# Lake Somerville (Newman's Bottom)



## Backlashed_39 (Sep 5, 2005)

*WHITE BASS*

Went to Newman Bottom (East of the lake along the Yegua creek) this afternoon (02-09-2006) and visited with a few ppl before breaking out the tackle and learned no one had any fish on stringer.

Drove to Nail's Creek park and the water level is still too low for the white bass to enter the creek. Water level was listed on the entrance to Nail's Creek park as 234.70 ft. with the normal lake level at 238 ft. above sea level.

Below is a link which has the fishing report for the Lake:

http://www.tpwd.state.tx.us/fishboat/fish/action/reptform2.php?lake=SOMERVILLE&archive=latest&yearcat=current&Submit=Go

For those who know this area, this is usually prime time for the white bass in the creeks. I had spoke with a gentleman who traveled from Austin and since he had no bites here he decided to venture on to Smithville for some crappie.

We haven't had much rain and the water level is obviuosly too low at the mouth of the creek into the lake. I noticed during the drout spell the Corp of Engineers had the gate open at the dam releasing water for the folks down stream (Brazos river).


----------



## plastic addict (May 23, 2004)

Hey BL,

Thanks for the report, I read the same thing earlier this month, very disappointing. A group of us are going hog hunting there this weekend. Doesn't sound like I need my ultralight rig. 
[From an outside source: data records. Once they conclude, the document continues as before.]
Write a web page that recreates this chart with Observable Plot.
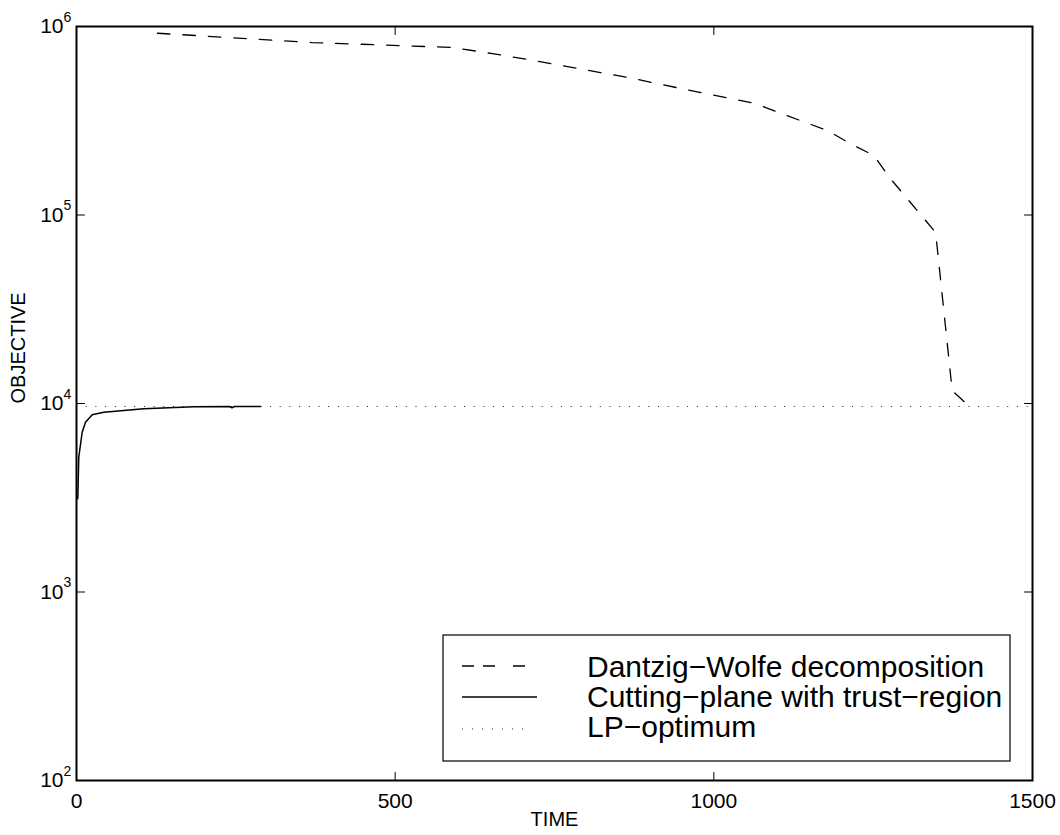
<!DOCTYPE html>
<html><head><meta charset="utf-8">
<script src="https://cdn.jsdelivr.net/npm/d3@7"></script>
<script src="https://cdn.jsdelivr.net/npm/@observablehq/plot@0.6"></script>
<style>
html,body{margin:0;padding:0;background:#fff;}
#chart{position:relative;width:1060px;height:835px;}
</style></head><body><div id="chart"></div>
<script>
// Dantzig-Wolfe decomposition (dashed)
const dwTime      = [127, 370, 590, 650, 709, 822, 866, 948, 1065, 1101, 1178, 1214, 1251, 1277, 1348, 1374, 1384, 1396];
const dwObjective = [921000, 822000, 774000, 720000, 668000, 570000, 536000, 469000, 390000, 350000, 281000, 239000, 207000, 156000, 80800, 11700, 10900, 10000];
// Cutting-plane with trust-region (solid)
const ctTime      = [2, 3.6, 8.9, 14.1, 24.6, 42.8, 105.6, 184, 240, 244, 248, 289];
const ctObjective = [3120, 5190, 7040, 7960, 8710, 8990, 9370, 9610, 9640, 9490, 9640, 9640];
// LP-optimum (dotted)
const lpOptimum = [9640];

const xTicks = [0, 500, 1000, 1500];
const xTickLabels = ["0", "500", "1000", "1500"];
const yTicks = [1e2, 1e3, 1e4, 1e5, 1e6];
const yTickBase = "10";
const yTickExponents = ["2", "3", "4", "5", "6"];
const seriesNames = ["Dantzig\u2212Wolfe decomposition", "Cutting\u2212plane with trust\u2212region", "LP\u2212optimum"];
const xLabel = "TIME";
const yLabel = "OBJECTIVE";

const dw = dwTime.map((t, i) => ({t, v: dwObjective[i]}));
const ct = ctTime.map((t, i) => ({t, v: ctObjective[i]}));

const tickLine = {draw(context, l) { context.moveTo(0, 0); context.lineTo(0, -l); }};
const innerX = xTicks.slice(1, -1);
const innerY = yTicks.slice(1, -1);
const tickOpts = {length: 8, anchor: "start", shape: tickLine, stroke: "black", strokeWidth: 1};

const plot = Plot.plot({
  width: 1060, height: 835,
  marginLeft: 76, marginRight: 28, marginTop: 26, marginBottom: 55,
  x: {domain: [0, 1500], axis: null},
  y: {type: "log", domain: [100, 1e6], axis: null},
  style: {fontFamily: '"Liberation Sans", Arial, Helvetica, sans-serif', fontSize: "20px", color: "black", background: "white"},
  marks: [
    Plot.ruleY(lpOptimum, {stroke: "#222", strokeWidth: 1, strokeDasharray: "1,8.7"}),
    Plot.line(dw, {x: "t", y: "v", stroke: "black", strokeWidth: 1.3, strokeDasharray: "12.5,13"}),
    Plot.line(ct, {x: "t", y: "v", stroke: "black", strokeWidth: 1.5}),
    Plot.vector(innerX, {x: d => d, frameAnchor: "bottom", rotate: 0, ...tickOpts}),
    Plot.vector(innerX, {x: d => d, frameAnchor: "top", rotate: 180, ...tickOpts}),
    Plot.vector(innerY, {y: d => d, frameAnchor: "left", rotate: 90, ...tickOpts}),
    Plot.vector(innerY, {y: d => d, frameAnchor: "right", rotate: -90, ...tickOpts}),
    Plot.frame({stroke: "black", strokeWidth: 2}),
    Plot.text(xTicks, {x: d => d, frameAnchor: "bottom", text: (d, i) => xTickLabels[i], lineAnchor: "top", dy: 13, fontSize: 21}),
    Plot.text(yTicks, {y: d => d, frameAnchor: "left", text: () => yTickBase, textAnchor: "end", dx: -13, fontSize: 21}),
    Plot.text(yTicks, {y: d => d, frameAnchor: "left", text: (d, i) => yTickExponents[i], textAnchor: "start", dx: -13, dy: -9, fontSize: 14}),
    Plot.text([xLabel], {frameAnchor: "bottom", dy: 45, text: d => d, fontSize: 20}),
    Plot.text([yLabel], {frameAnchor: "left", dx: -58, rotate: -90, text: d => d, fontSize: 20})
  ]
});
document.getElementById("chart").appendChild(plot);

// Legend (inside the axes, lower right)
const svg = d3.select(plot);
const lg = svg.append("g").attr("class", "legend").attr("text-anchor", "start");
lg.append("rect").attr("x", 443).attr("y", 635).attr("width", 567).attr("height", 126)
  .attr("fill", "white").attr("stroke", "black").attr("stroke-width", 1.2);
const legendRows = [
  {name: seriesNames[0], ly: 666, ty: 677, x2: 525, dash: "12,9,12,18", w: 1.3, stroke: "black"},
  {name: seriesNames[1], ly: 697, ty: 707, x2: 537, dash: null, w: 1.5, stroke: "black"},
  {name: seriesNames[2], ly: 729, ty: 737, x2: 530, dash: "1,9", w: 1, stroke: "#222"}
];
legendRows.forEach(r => {
  const ln = lg.append("line").attr("x1", 462).attr("x2", r.x2).attr("y1", r.ly).attr("y2", r.ly)
    .attr("stroke", r.stroke).attr("stroke-width", r.w);
  if (r.dash) ln.attr("stroke-dasharray", r.dash);
  lg.append("text").attr("x", 587).attr("y", r.ty).attr("font-size", 30)
    .attr("text-anchor", "start").attr("fill", "black").text(r.name);
});
</script></body></html>
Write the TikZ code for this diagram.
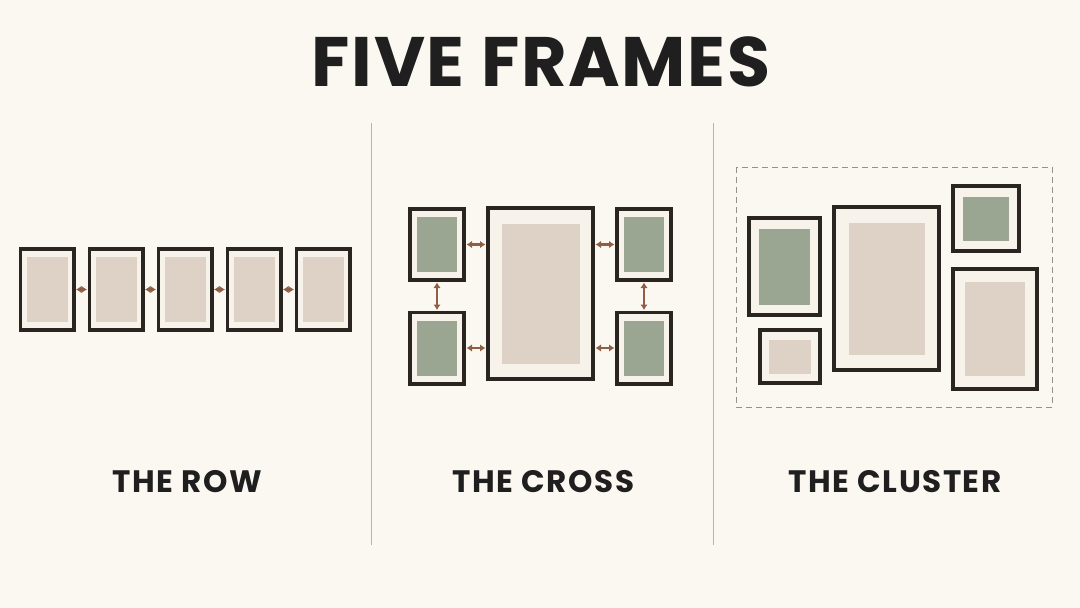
\documentclass[tikz,border=0pt]{standalone}
\usepackage{fontspec}
\setmainfont{Poppins}
\usetikzlibrary{arrows.meta,shadows}
\definecolor{wall}{HTML}{FBF8F2}
\definecolor{wood}{HTML}{2A2521}
\definecolor{mat}{HTML}{F8F3EA}
\definecolor{sand}{HTML}{DDD2C5}
\definecolor{sage}{HTML}{9BA692}
\definecolor{rust}{HTML}{8E5E45}
\definecolor{divider}{HTML}{B9B4AC}
\begin{document}
\begin{tikzpicture}[x=1pt,y=-1pt,
        frame/.style={draw=wood, line width=3.8pt, fill=mat, inner sep=0pt, drop shadow={opacity=0.12, shadow xshift=1.5pt, shadow yshift=-2pt}},
        photo/.style={fill=#1, inner sep=0pt},
        gap/.style={{Latex[length=5.5pt,width=7.5pt]}-{Latex[length=5.5pt,width=7.5pt]}, draw=rust, line width=2.3pt, shorten <=0.5pt, shorten >=0.5pt},
        caption/.style={font=\bfseries\fontsize{31}{31}\selectfont\addfontfeatures{LetterSpace=5}, text=black!88}]
        \fill[wall] (0,0) rectangle (1080,608);
        \useasboundingbox (0,0) rectangle (1080,608);
        \node[font=\bfseries\fontsize{70}{70}\selectfont\addfontfeatures{LetterSpace=2.4}, text=black!88] (title) at (541,62) {FIVE FRAMES};
        \draw[divider, line width=1pt] (371,123) -- (371,545);
        \draw[divider, line width=1pt] (713,123) -- (713,545);
        \foreach \i in {1,...,5} {
                \node[frame, minimum width=53.2pt, minimum height=81.2pt] (r\i) at (47+69*\i-69,289.5) {};
                \node[photo=sand, minimum width=41pt, minimum height=65pt] at (r\i) {};
        }
        \foreach \a/\b in {1/2,2/3,3/4,4/5}
                \draw[gap] (r\a.east) -- (r\b.west);
        \node[caption] (rowtext) at (187,482) {THE ROW};
        \node[frame, minimum width=54.2pt, minimum height=71.2pt] (tl) at (437,244.5) {};
        \node[frame, minimum width=54.2pt, minimum height=71.2pt] (bl) at (437,348) {};
        \node[frame, minimum width=54.2pt, minimum height=71.2pt] (tr) at (644,244.5) {};
        \node[frame, minimum width=54.2pt, minimum height=71.2pt] (br) at (644,348) {};
        \node[frame, minimum width=105.2pt, minimum height=171.2pt] (mid) at (540.5,293.5) {};
        \node[photo=sage, minimum width=40pt, minimum height=55pt] at (tl) {};
        \node[photo=sage, minimum width=40pt, minimum height=55pt] at (bl) {};
        \node[photo=sage, minimum width=40pt, minimum height=55pt] at (tr) {};
        \node[photo=sage, minimum width=40pt, minimum height=55pt] at (br) {};
        \node[photo=sand, minimum width=78pt, minimum height=140pt] at (mid) {};
        \draw[gap] (tl.east) -- (tl.east -| mid.west);
        \draw[gap] (bl.east) -- (bl.east -| mid.west);
        \draw[gap] (tr.west) -- (tr.west -| mid.east);
        \draw[gap] (br.west) -- (br.west -| mid.east);
        \draw[gap] (tl.south) -- (bl.north);
        \draw[gap] (tr.south) -- (br.north);
        \node[caption] (crosstext) at (543.5,482) {THE CROSS};
        \draw[divider!80!black, line width=1pt, dash pattern=on 6pt off 4pt] (736,167) rectangle (1052,407);
        \node[frame, minimum width=71.2pt, minimum height=97.2pt] (ca) at (784.5,266.5) {};
        \node[frame, minimum width=60.2pt, minimum height=53.2pt] (cb) at (790,356.5) {};
        \node[frame, minimum width=105.2pt, minimum height=163.2pt] (cc) at (886.5,288.5) {};
        \node[frame, minimum width=66.2pt, minimum height=65.2pt] (cd) at (986,218.5) {};
        \node[frame, minimum width=84.2pt, minimum height=120.2pt] (ce) at (995,329) {};
        \node[photo=sage, minimum width=51pt, minimum height=76pt] at (ca) {};
        \node[photo=sand, minimum width=42pt, minimum height=34pt] at (cb) {};
        \node[photo=sand, minimum width=76pt, minimum height=132pt] at (cc) {};
        \node[photo=sage, minimum width=46pt, minimum height=44pt] at (cd) {};
        \node[photo=sand, minimum width=60pt, minimum height=94pt] at (ce) {};
        \node[caption] (clustertext) at (895,482) {THE CLUSTER};
\end{tikzpicture}
\end{document}
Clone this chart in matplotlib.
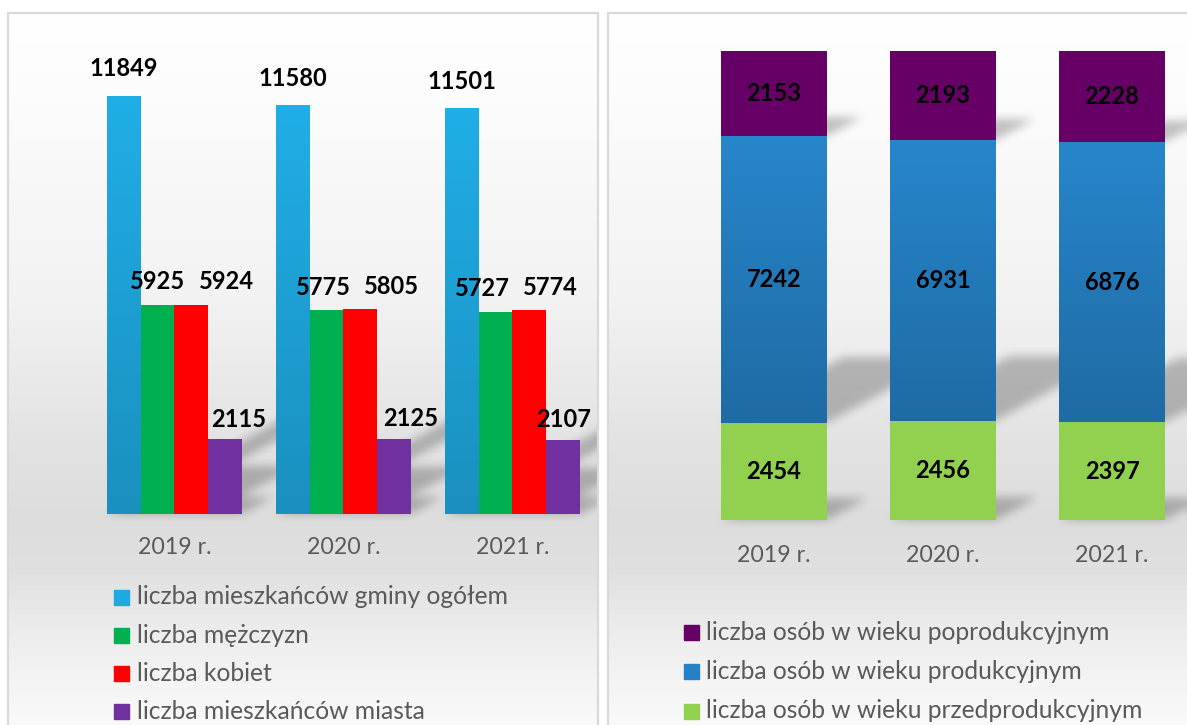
import numpy as np
import matplotlib

matplotlib.use("Agg")
import matplotlib.pyplot as plt
from matplotlib.patches import Rectangle
from matplotlib.path import Path as MplPath


plt.rcParams["font.family"] = ["Lato", "DejaVu Sans"]

# Category labels shared by both charts.
YEARS = ["2019 r.", "2020 r.", "2021 r."]

# Left chart: population counts.
LEFT_SERIES = [
    "liczba mieszkańców gminy ogółem",
    "liczba mężczyzn",
    "liczba kobiet",
    "liczba mieszkańców miasta",
]
TOTAL = [11849, 11580, 11501]
MEN = [5925, 5775, 5727]
WOMEN = [5924, 5805, 5774]
TOWN = [2115, 2125, 2107]

# Right chart: age groups (100% stacked).
RIGHT_SERIES = [
    "liczba osób w wieku przedprodukcyjnym",
    "liczba osób w wieku produkcyjnym",
    "liczba osób w wieku poprodukcyjnym",
]
PRE_WORK = [2454, 2456, 2397]
WORK_AGE = [7242, 6931, 6876]
POST_WORK = [2153, 2193, 2228]

W, H = 1187, 725
TEXT_GREY = "#595959"
FS_VALUE = 17
FS_TICK = 16.7
FS_LEGEND = 17.7

LEFT_COLORS = ["#1ea9e1", "#00b050", "#ff0000", "#7030a0"]
RIGHT_COLORS = ["#92d050", "#2581c4", "#660066"]

# value label nudges (pixels) for the left chart, per series and year
LABEL_DX = [[0, 0, 0], [0, -3, -13], [35, 31, 21], [13, 16, 0]]
LABEL_DY = [27, 23, 23, 20]

# horizontal pixel span of each framed panel (shadows are clipped to it)
LEFT_PANEL = (8, 597)
RIGHT_PANEL = (608, W)


def px_axes(fig, x0, y0, x1, y1, **kw):
    """Add axes using pixel coordinates measured from the top-left corner."""
    return fig.add_axes([x0 / W, 1 - y1 / H, (x1 - x0) / W, (y1 - y0) / H], **kw)


def add_gradient(ax, bar, top, bottom):
    x0 = bar.get_x()
    x1 = x0 + bar.get_width()
    y0 = bar.get_y()
    y1 = y0 + bar.get_height()
    grad = np.linspace(0, 1, 64)[:, None, None]
    c_top = np.array(matplotlib.colors.to_rgb(top))
    c_bot = np.array(matplotlib.colors.to_rgb(bottom))
    img = c_top * (1 - grad) + c_bot * grad
    im = ax.imshow(img, extent=(x0, x1, y0, y1), origin="upper",
                   aspect="auto", zorder=3.5, interpolation="bilinear")
    im.set_clip_path(bar)


def box_blur(a, r):
    for axis in (0, 1):
        pad = [(0, 0), (0, 0)]
        pad[axis] = (r + 1, r)
        c = np.cumsum(np.pad(a, pad, mode="edge"), axis=axis)
        if axis == 0:
            a = (c[2 * r + 1:, :] - c[:-2 * r - 1, :]) / (2 * r + 1)
        else:
            a = (c[:, 2 * r + 1:] - c[:, :-2 * r - 1]) / (2 * r + 1)
    return a


def shadow_mask(bars, panel):
    """Blurred perspective shadow of the given bars, clipped to one panel."""
    mask = np.zeros((H, W))
    for b in bars:
        ext = b.get_window_extent()
        x0, x1 = ext.x0, ext.x1
        ybot = H - ext.y0
        rise = 0.23 * ext.height
        shift = 1.85 * rise
        poly = MplPath([(x0, ybot), (x1, ybot), (x1 + shift, ybot - rise),
                        (x0 + shift, ybot - rise)])
        cx0, cx1 = int(max(x0 - 2, 0)), int(min(x1 + shift + 2, W))
        cy0, cy1 = int(max(ybot - rise - 2, 0)), int(min(ybot + 2, H))
        if cx1 <= cx0 or cy1 <= cy0:
            continue
        gx, gy = np.meshgrid(np.arange(cx0, cx1) + 0.5, np.arange(cy0, cy1) + 0.5)
        inside = poly.contains_points(np.column_stack([gx.ravel(), gy.ravel()]))
        mask[cy0:cy1, cx0:cx1] = np.maximum(mask[cy0:cy1, cx0:cx1],
                                            inside.reshape(gx.shape))
    for _ in range(3):
        mask = box_blur(mask, 4)
    mask[:, :panel[0]] = 0
    mask[:, panel[1]:] = 0
    return mask


fig = plt.figure(figsize=(W / 100, H / 100), dpi=100)

# background with the two framed panels
bg = fig.add_axes([0, 0, 1, 1], zorder=0)
bg.set_xlim(0, W)
bg.set_ylim(H, 0)
bg.axis("off")

rows = np.arange(H)
grey = np.interp(rows, [12, 100, 300, 450, 520, 570, 640, 725],
                 [255, 252, 242, 226, 221, 224, 238, 250]) / 255
bg_img = np.repeat(grey[:, None], W, axis=1)
bg_img[:12, :] = 1
bg_img[:, :7] = 1
bg_img[:, 598:607] = 1
bg.imshow(np.dstack([bg_img] * 3), extent=(0, W, H, 0), aspect="auto",
          interpolation="nearest", zorder=0)
bg.plot([7.5, 7.5, 597.5, 597.5], [H, 12.5, 12.5, H], color="#d9d9d9", lw=1.6, zorder=1)
bg.plot([607.5, 607.5, W], [H, 12.5, 12.5], color="#d9d9d9", lw=1.6, zorder=1)

x = np.arange(len(YEARS))

# ---- left chart ----
ax1 = px_axes(fig, 90, 30, 597, 514, zorder=2)
ax1.patch.set_visible(False)
width = 0.2
left_values = [TOTAL, MEN, WOMEN, TOWN]
left_bars = []
for i, (vals, col) in enumerate(zip(left_values, LEFT_COLORS)):
    bars = ax1.bar(x + (i - 1.5) * width, vals, width, color=col, zorder=3)
    left_bars.extend(bars)
    for j, (b, v) in enumerate(zip(bars, vals)):
        ax1.annotate(f"{v}", xy=(b.get_x() + b.get_width() / 2, v),
                     xytext=(LABEL_DX[i][j], LABEL_DY[i]), textcoords="offset pixels",
                     ha="center", va="center", fontsize=FS_VALUE, fontweight="bold",
                     color="black", zorder=5)
    if i == 0:
        for b in bars:
            add_gradient(ax1, b, "#20aee6", "#1a90bf")

ax1.set_xlim(-0.5, 2.5)
ax1.set_ylim(0, 13711)
ax1.axis("off")
for xi, lab in zip(x, YEARS):
    ax1.annotate(lab, xy=(xi, 0), xycoords=("data", "axes fraction"),
                 xytext=(0, -34), textcoords="offset pixels", ha="center",
                 va="center", fontsize=FS_TICK, color=TEXT_GREY)

# ---- right chart ----
ax2 = px_axes(fig, 689.5, 51, 1196.5, 520, zorder=2)
ax2.patch.set_visible(False)
right_values = np.array([PRE_WORK, WORK_AGE, POST_WORK], dtype=float)
shares = right_values / right_values.sum(axis=0)
bottom = np.zeros(len(YEARS))
right_bars = []
for i, (vals, share, col) in enumerate(zip(right_values, shares, RIGHT_COLORS)):
    bars = ax2.bar(x, share, 0.624, bottom=bottom, color=col, zorder=3)
    right_bars.extend(bars)
    if i == 1:
        for b in bars:
            add_gradient(ax2, b, "#2786ca", "#1f6ba4")
    for xi, v, s, b0 in zip(x, vals, share, bottom):
        ax2.text(xi, b0 + s / 2, f"{int(v)}", ha="center", va="center",
                 fontsize=FS_VALUE, fontweight="bold", color="black", zorder=5)
    bottom = bottom + share

ax2.set_xlim(-0.5, 2.5)
ax2.set_ylim(0, 1)
ax2.axis("off")
for xi, lab in zip(x, YEARS):
    ax2.annotate(lab, xy=(xi, 0), xycoords=("data", "axes fraction"),
                 xytext=(0, -35), textcoords="offset pixels", ha="center",
                 va="center", fontsize=FS_TICK, color=TEXT_GREY)

# ---- legends ----
for i, (name, col) in enumerate(zip(LEFT_SERIES, LEFT_COLORS)):
    yc = 597 + 38.3 * i
    bg.add_patch(Rectangle((114, yc - 7.5), 15, 15, color=col, zorder=3))
    bg.text(137, yc, name, ha="left", va="center", fontsize=FS_LEGEND,
            color=TEXT_GREY, zorder=3)

for i, (name, col) in enumerate(zip(RIGHT_SERIES[::-1], RIGHT_COLORS[::-1])):
    yc = 632 + 39.5 * i
    bg.add_patch(Rectangle((684, yc - 7.5), 15, 15, color=col, zorder=3))
    bg.text(706, yc, name, ha="left", va="center", fontsize=FS_LEGEND,
            color=TEXT_GREY, zorder=3)

# ---- soft perspective shadows behind the bars ----
fig.canvas.draw()
mask = np.maximum(shadow_mask(left_bars, LEFT_PANEL),
                  shadow_mask(right_bars, RIGHT_PANEL))
shadow = np.zeros((H, W, 4))
shadow[..., 3] = 0.24 * mask
bg.imshow(shadow, extent=(0, W, H, 0), aspect="auto", interpolation="bilinear", zorder=0.5)

fig.savefig("out.png", dpi=100)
If the traditional spawn is interrupted for over month. Will the whites move into the shallows like Crappie? I bet those fish are stacked and anxious. PA


----------



## deebo (May 22, 2004)

the lake has been low like this before where the fish cant get into the creek. White bass need moving water to spawn, which is obviously why they go up in the creek. Well, when they cant get in the creek, they will try to spawn on points in the lake where the wind is sweeping across them, making a current. Normally we dont like to fish the lake when its windy, but in years like this, the wind can be very good. Fish a point with a cross wind on a windy march day and see what happens.


----------



## expressfish (Jun 8, 2004)

Hows the hoggin up there plastic ? A group of us from txbowhunters is thinking about hitting it next month........


----------



## deebo (May 22, 2004)

i am not a bowhunter, at least for hogs, but i sure know i saw a lot of them durring duck season this year, i guess cause of the dry weather. there were a lot more than normal out there.


----------



## Smitty (Jul 1, 2005)

Thanks for the heads up. I've got the itch and make the trek from Houston to Newman's Bottom nearly every weekend during the Spring. Generally, after the spawn, I have luck wade/bank fishing from Welch or Rocky Creek using live shad under cork or off the bottom. Don't know if that will be the case this year though. Waiting to go....


----------



## plastic addict (May 23, 2004)

Friday's rain was too brief to get Yegua flowing. There was only 2 cars parked at the 124 bridge Sat. afternoon. The creek probably needs to rise 3 more feet for the fish to get in there. The long term forecast doesn't look favorable.

On the upside, there is plenty of hog hunting opportunites. ExpressFish PM sent. PA


----------